Part IV – Conclusion
As Edward Snowden had hoped, his revelations have raised public awareness of the massive gathering of information by the government. However, it is unclear whether this heightened awareness translates into significant public disapproval of this activity. There have been various polls taken and they are not consistent. For instance, a recent poll (10 July 2013) conducted by Quinnipiac University reports that by a margin of 45% to 40% Americans believe “the government’s antiterrorism efforts go too far, restricting civil liberties.” It also reports that 55% characterize Snowden as a “whistleblower” and not as a “traitor.” On the other hand, a June 2013 Washington Post – Pew Research Center poll says 56% of Americans consider the NSA accessing of telephone records of millions of Americans through secret court orders ‘acceptable’ while 41% call the practice ‘unacceptable.’”
Such divisions of opinion are unlikely to inspire Congress or the Obama administration to change the situation. The numbers suggest that Americans, including progressives and liberals, do not really feel threatened by the massive spying, even if some of them find it problematic. Many suppose it is only the “subversive types” who have something to fear. They do not understand how easy it is for the bureaucrats to expand categories of “suspect” behaviors.
It also should be noted that, as described by the New York Times, the prospective national debate is far too limited in scope. As it is evolving it concentrates solely on the intelligence-gathering activities of the government in its efforts to forestall terrorism. No one is discussing whether there are other strategies available in the “war on terror” that might make massive spying unnecessary. There are such alternatives.

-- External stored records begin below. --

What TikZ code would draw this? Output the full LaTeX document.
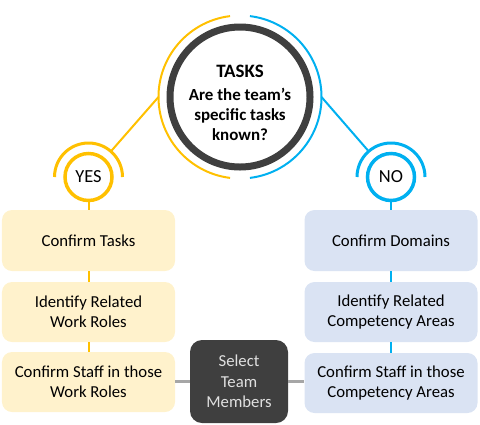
\documentclass[tikz,border=0pt]{standalone}
\usepackage{fontspec}
\setmainfont{Carlito}
\usepackage{tikz}

\definecolor{taskgold}{HTML}{FFC000}
\definecolor{taskblue}{HTML}{00B0F0}
\definecolor{yesfill}{HTML}{FFF2CC}
\definecolor{nofill}{HTML}{DAE3F3}
\definecolor{darkgrey}{HTML}{3F3F3F}
\definecolor{linegrey}{HTML}{A6A6A6}

\tikzset{
  stepbox/.style={rectangle, rounded corners=10bp, minimum width=173bp,
    minimum height=60bp, align=center, font=\fontsize{16.8}{20.5}\selectfont},
  yesbox/.style={stepbox, fill=yesfill},
  nobox/.style={stepbox, fill=nofill},
  answer/.style={circle, draw, line width=3.5bp, minimum size=47bp, inner sep=0pt,
    font=\fontsize{18.5}{22}\selectfont},
  halo/.style={circle, minimum size=70bp, inner sep=0pt},
}

\begin{document}
\begin{tikzpicture}[x=1bp, y=-1bp]
            \useasboundingbox (0,0) rectangle (480,424);
            %\draw (0,0) rectangle (480,424);

            % question circle
            \node[circle, draw=darkgrey, line width=7bp, minimum size=140bp] (tasks) at (240,97) {};
            \draw[taskgold, line width=2bp] ([shift={(97:81.5bp)}]tasks.center) arc[start angle=97, end angle=263, radius=81.5bp];
            \draw[taskblue, line width=2bp] ([shift={(-83:81.5bp)}]tasks.center) arc[start angle=-83, end angle=83, radius=81.5bp];
            \node[anchor=base, font=\bfseries\fontsize{19}{22}\selectfont] (title) at (240,77) {TASKS};
            \node[align=center, font=\bfseries\fontsize{17}{20}\selectfont] (question) at (240,114) {Are the team’s\\specific tasks\\known?};
            \coordinate (leftjoin) at ([shift={(180:81.5bp)}]tasks.center);
            \coordinate (rightjoin) at ([shift={(0:81.5bp)}]tasks.center);

            % answers
            \node[answer, draw=taskgold] (yes) at (88.5,177) {YES};
            \node[halo] (yesouter) at (88.5,177) {};
            \draw[taskgold, line width=3bp] ([shift={(180:34bp)}]yes.center) arc[start angle=180, end angle=0, radius=34bp];
            \node[answer, draw=taskblue] (no) at (391,177) {NO};
            \node[halo] (noouter) at (391,177) {};
            \draw[taskblue, line width=3bp] ([shift={(180:34bp)}]no.center) arc[start angle=180, end angle=0, radius=34bp];
            \draw[taskgold, line width=2bp] (leftjoin) -- (yesouter);
            \draw[taskblue, line width=2bp] (rightjoin) -- (noouter);

            % yes column
            \node[yesbox, minimum height=61bp] (yes1) at (88.5,240.5) {Confirm Tasks};
            \node[yesbox] (yes2) at (88.5,312) {Identify Related\\Work Roles};
            \node[yesbox] (yes3) at (88.5,382) {Confirm Staff in those\\Work Roles};

            % no column
            \node[nobox, minimum height=61bp] (no1) at (391,240.5) {Confirm Domains};
            \node[nobox] (no2) at (391,312) {Identify Related\\Competency Areas};
            \node[nobox] (no3) at (391,383) {Confirm Staff in those\\Competency Areas};

            \draw[taskgold, line width=2bp] (yes) -- (yes1);
            \draw[taskgold, line width=2bp] (yes1) -- (yes2);
            \draw[taskgold, line width=2bp] (yes2) -- (yes3);
            \draw[taskblue, line width=2bp] (no) -- (no1);
            \draw[taskblue, line width=2bp] (no1) -- (no2);
            \draw[taskblue, line width=2bp] (no2) -- (no3);

            % team
            \node[rectangle, rounded corners=12bp, fill=darkgrey, text=white!88!black,
              minimum width=98bp, minimum height=83bp, align=center,
              font=\fontsize{16.8}{20.5}\selectfont] (select) at (239,381.5) {Select\\Team\\Members};
            \draw[linegrey, line width=2.5bp] (yes3.east |- select.west) -- (select.west);
            \draw[linegrey, line width=2.5bp] (select.east) -- (no3.west |- select.east);

            \end{tikzpicture}
\end{document}
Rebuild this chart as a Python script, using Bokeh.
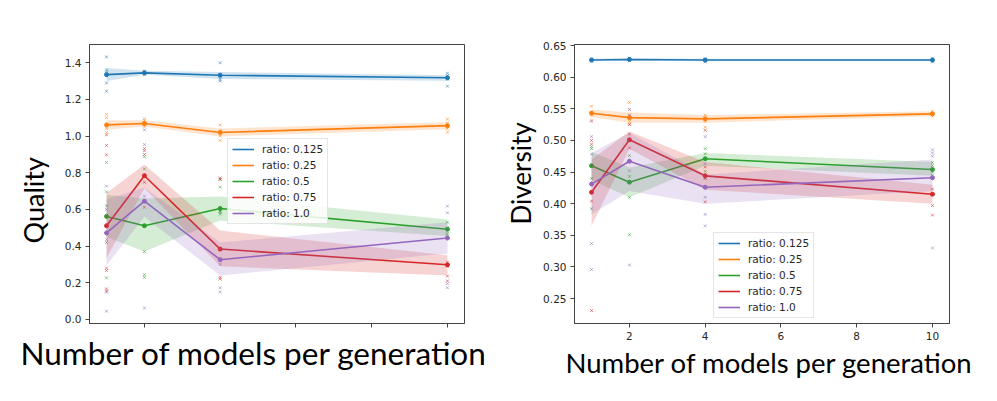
from bokeh.plotting import figure
from bokeh.models import (Legend, LegendItem, FixedTicker, Range1d, Title,
                          PrintfTickFormatter)
from bokeh.layouts import row
from bokeh.embed import file_html
from bokeh.resources import INLINE

# ---------------- data ----------------
X = [1, 2, 4, 10]
RATIOS = ["ratio: 0.125", "ratio: 0.25", "ratio: 0.5", "ratio: 0.75", "ratio: 1.0"]
COLORS = ["#1f77b4", "#ff7f0e", "#2ca02c", "#d62728", "#9467bd"]

# Quality (left panel): means, CI lower, CI upper
Q_MEAN_0125 = [1.335, 1.345, 1.332, 1.318]
Q_MEAN_025 = [1.061, 1.069, 1.020, 1.057]
Q_MEAN_05 = [0.562, 0.511, 0.605, 0.492]
Q_MEAN_075 = [0.511, 0.784, 0.384, 0.298]
Q_MEAN_10 = [0.472, 0.645, 0.326, 0.444]

Q_LO_0125 = [1.300, 1.335, 1.312, 1.302]
Q_HI_0125 = [1.372, 1.356, 1.350, 1.332]
Q_LO_025 = [1.036, 1.052, 0.998, 1.038]
Q_HI_025 = [1.086, 1.086, 1.042, 1.076]
Q_LO_05 = [0.450, 0.370, 0.540, 0.455]
Q_HI_05 = [0.680, 0.660, 0.670, 0.545]
Q_LO_075 = [0.335, 0.715, 0.290, 0.240]
Q_HI_075 = [0.690, 0.845, 0.485, 0.350]
Q_LO_10 = [0.295, 0.560, 0.240, 0.360]
Q_HI_10 = [0.655, 0.720, 0.420, 0.530]

# Quality individual runs, one list per x value (1, 2, 4, 10)
Q_PTS_0125 = [[1.432, 1.361, 1.350, 1.290, 1.245], [1.355, 1.348, 1.340, 1.335],
              [1.400, 1.335, 1.325, 1.310, 1.300], [1.343, 1.330, 1.320, 1.310, 1.272]]
Q_PTS_025 = [[1.118, 1.100, 1.063, 1.041, 1.020], [1.095, 1.085, 1.070, 1.060, 1.050],
             [1.060, 1.030, 1.020, 1.000, 0.976], [1.092, 1.070, 1.055, 1.040, 1.021]]
Q_PTS_05 = [[0.856, 0.696, 0.620, 0.420, 0.227], [0.887, 0.821, 0.370, 0.244, 0.230],
            [0.763, 0.722, 0.590, 0.585, 0.575], [0.530, 0.500, 0.490, 0.470, 0.460]]
Q_PTS_075 = [[1.007, 0.949, 0.898, 0.280, 0.267, 0.167, 0.155], [0.932, 0.920, 0.900, 0.748, 0.612],
             [0.772, 0.765, 0.380, 0.230, 0.220], [0.312, 0.300, 0.290, 0.236, 0.210]]
Q_PTS_10 = [[0.727, 0.600, 0.436, 0.149, 0.045], [1.034, 0.954, 0.672, 0.650, 0.062],
            [0.320, 0.300, 0.173, 0.150], [0.618, 0.582, 0.450, 0.195, 0.173]]

# Diversity (right panel)
D_MEAN_0125 = [0.627, 0.628, 0.627, 0.627]
D_MEAN_025 = [0.543, 0.536, 0.534, 0.542]
D_MEAN_05 = [0.460, 0.434, 0.471, 0.454]
D_MEAN_075 = [0.418, 0.501, 0.444, 0.415]
D_MEAN_10 = [0.431, 0.467, 0.426, 0.441]

D_LO_0125 = [0.625, 0.626, 0.625, 0.625]
D_HI_0125 = [0.629, 0.630, 0.629, 0.629]
D_LO_025 = [0.537, 0.528, 0.528, 0.538]
D_HI_025 = [0.549, 0.544, 0.540, 0.546]
D_LO_05 = [0.437, 0.410, 0.460, 0.444]
D_HI_05 = [0.482, 0.457, 0.480, 0.466]
D_LO_075 = [0.365, 0.487, 0.422, 0.400]
D_HI_075 = [0.470, 0.514, 0.466, 0.430]
D_LO_10 = [0.383, 0.420, 0.400, 0.420]
D_HI_10 = [0.480, 0.512, 0.446, 0.470]

D_PTS_0125 = [[0.629, 0.627, 0.625], [0.630, 0.628, 0.626],
              [0.629, 0.627, 0.624], [0.630, 0.627, 0.624]]
D_PTS_025 = [[0.554, 0.545, 0.540, 0.532], [0.560, 0.549, 0.540, 0.530, 0.526],
             [0.540, 0.535, 0.530, 0.521], [0.546, 0.542, 0.538]]
D_PTS_05 = [[0.490, 0.487, 0.460, 0.440, 0.392], [0.476, 0.443, 0.410, 0.351],
            [0.487, 0.479, 0.451, 0.440], [0.465, 0.460, 0.450, 0.445]]
D_PTS_075 = [[0.500, 0.494, 0.404, 0.231], [0.525, 0.510, 0.500, 0.488],
             [0.516, 0.458, 0.440, 0.403], [0.423, 0.415, 0.397, 0.382]]
D_PTS_10 = [[0.530, 0.506, 0.478, 0.337, 0.296], [0.549, 0.540, 0.452, 0.303],
            [0.506, 0.463, 0.410, 0.383, 0.365], [0.485, 0.480, 0.475, 0.330]]

Q_YTICKS = [0.0, 0.2, 0.4, 0.6, 0.8, 1.0, 1.2, 1.4]
D_YTICKS = [0.25, 0.30, 0.35, 0.40, 0.45, 0.50, 0.55, 0.60, 0.65]
XTICKS = [2, 4, 6, 8, 10]
X_LABEL = "Number of models per generation"

Q_SERIES = [(Q_MEAN_0125, Q_LO_0125, Q_HI_0125, Q_PTS_0125),
            (Q_MEAN_025, Q_LO_025, Q_HI_025, Q_PTS_025),
            (Q_MEAN_05, Q_LO_05, Q_HI_05, Q_PTS_05),
            (Q_MEAN_075, Q_LO_075, Q_HI_075, Q_PTS_075),
            (Q_MEAN_10, Q_LO_10, Q_HI_10, Q_PTS_10)]
D_SERIES = [(D_MEAN_0125, D_LO_0125, D_HI_0125, D_PTS_0125),
            (D_MEAN_025, D_LO_025, D_HI_025, D_PTS_025),
            (D_MEAN_05, D_LO_05, D_HI_05, D_PTS_05),
            (D_MEAN_075, D_LO_075, D_HI_075, D_PTS_075),
            (D_MEAN_10, D_LO_10, D_HI_10, D_PTS_10)]

TICK_FONT = "DejaVu Sans"
BIG_FONT = "Lato"


def panel(series, width, yr, yticks, yfmt, borders, show_xlabels, legend_loc,
          ylabel, ylab_size, ylab_offset, ylab_standoff,
          xlab_size, xlab_offset, xlab_standoff):
    bl, br, bt, bb = borders
    p = figure(width=width, height=400, output_backend="svg", toolbar_location=None,
               title=None,
               x_range=Range1d(0.55, 10.45), y_range=Range1d(*yr),
               min_border_left=bl, min_border_right=br, min_border_top=bt,
               min_border_bottom=bb)
    p.grid.visible = False
    p.outline_line_color = "#444444"
    p.background_fill_color = "white"
    p.border_fill_color = "white"

    items = []
    for (mean, lo, hi, pts), lab, col in zip(series, RATIOS, COLORS):
        p.varea(x=X, y1=lo, y2=hi, fill_color=col, fill_alpha=0.2)
        px, py = [], []
        for xv, vals in zip(X, pts):
            px += [xv] * len(vals)
            py += vals
        p.scatter(x=px, y=py, marker="x", size=4, line_color=col, line_alpha=0.55,
                  line_width=1)
        r = p.line(x=X, y=mean, line_color=col, line_width=1.6)
        p.scatter(x=X, y=mean, marker="circle", size=4, fill_color=col, line_color=col)
        items.append(LegendItem(label=lab, renderers=[r]))

    for ax in (p.xaxis[0], p.yaxis[0]):
        ax.axis_line_color = "#444444"
        ax.major_tick_line_color = "#444444"
        ax.major_tick_in = 0
        ax.major_tick_out = 4
        ax.minor_tick_line_color = None
        ax.major_label_text_font = TICK_FONT
        ax.major_label_text_font_size = "10.5px"
        ax.major_label_text_color = "#262626"
        ax.major_label_standoff = 4
    p.xaxis.ticker = FixedTicker(ticks=XTICKS)
    p.yaxis.ticker = FixedTicker(ticks=yticks)
    p.yaxis.formatter = PrintfTickFormatter(format=yfmt)
    if not show_xlabels:
        p.xaxis.major_label_overrides = {t: "" for t in XTICKS}
        p.xaxis.major_label_standoff = 0

    leg = Legend(items=items, location=legend_loc, orientation="vertical",
                 label_text_font=TICK_FONT, label_text_font_size="10.5px",
                 label_text_color="#262626",
                 glyph_width=22, glyph_height=12, label_height=12,
                 spacing=4, padding=4, margin=0, label_standoff=8,
                 border_line_color="#cccccc", border_line_width=1,
                 background_fill_color="white", background_fill_alpha=0.85)
    p.add_layout(leg)

    yl = Title(text=ylabel, align="left", offset=ylab_offset, standoff=ylab_standoff,
               text_font=BIG_FONT, text_font_size=ylab_size, text_font_style="normal",
               text_color="black")
    p.add_layout(yl, "left")
    xl = Title(text=X_LABEL, align="left", offset=xlab_offset,
               standoff=xlab_standoff, text_font=BIG_FONT, text_font_size=xlab_size,
               text_font_style="normal", text_color="black")
    p.add_layout(xl, "below")
    return p


left = panel(Q_SERIES, 497, (-0.022, 1.4995), Q_YTICKS, "%.1f", (89, 33, 44, 77), False,
             (138, 99), "Quality", "27px", 80, 24, "31.5px", -69, 9)
right = panel(D_SERIES, 492, (0.2106, 0.6516), D_YTICKS, "%.2f", (77, 40, 43, 77), True,
              (139, 5), "Diversity", "26px", 99, 7, "27.5px", -9, 3)

layout = row(left, right)
open("out.html", "w").write(file_html(layout, INLINE))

As I have suggested in other recent analyses, terrorism is largely stimulated by U.S. foreign policies in regions such as the Middle East. Those policies, in turn, are largely the products of the inordinate influence of economic and ideological lobbies. Change foreign policy and you can substantially reduce the risk of terrorist attack. In doing so you eliminate the alleged need for massive government spying. So, are you concerned about the erosion of civil liberties by a government that feels compelled to spy on you so as to make you safe? If so, why not have a national debate about the nature of our foreign policies and the influences behind them?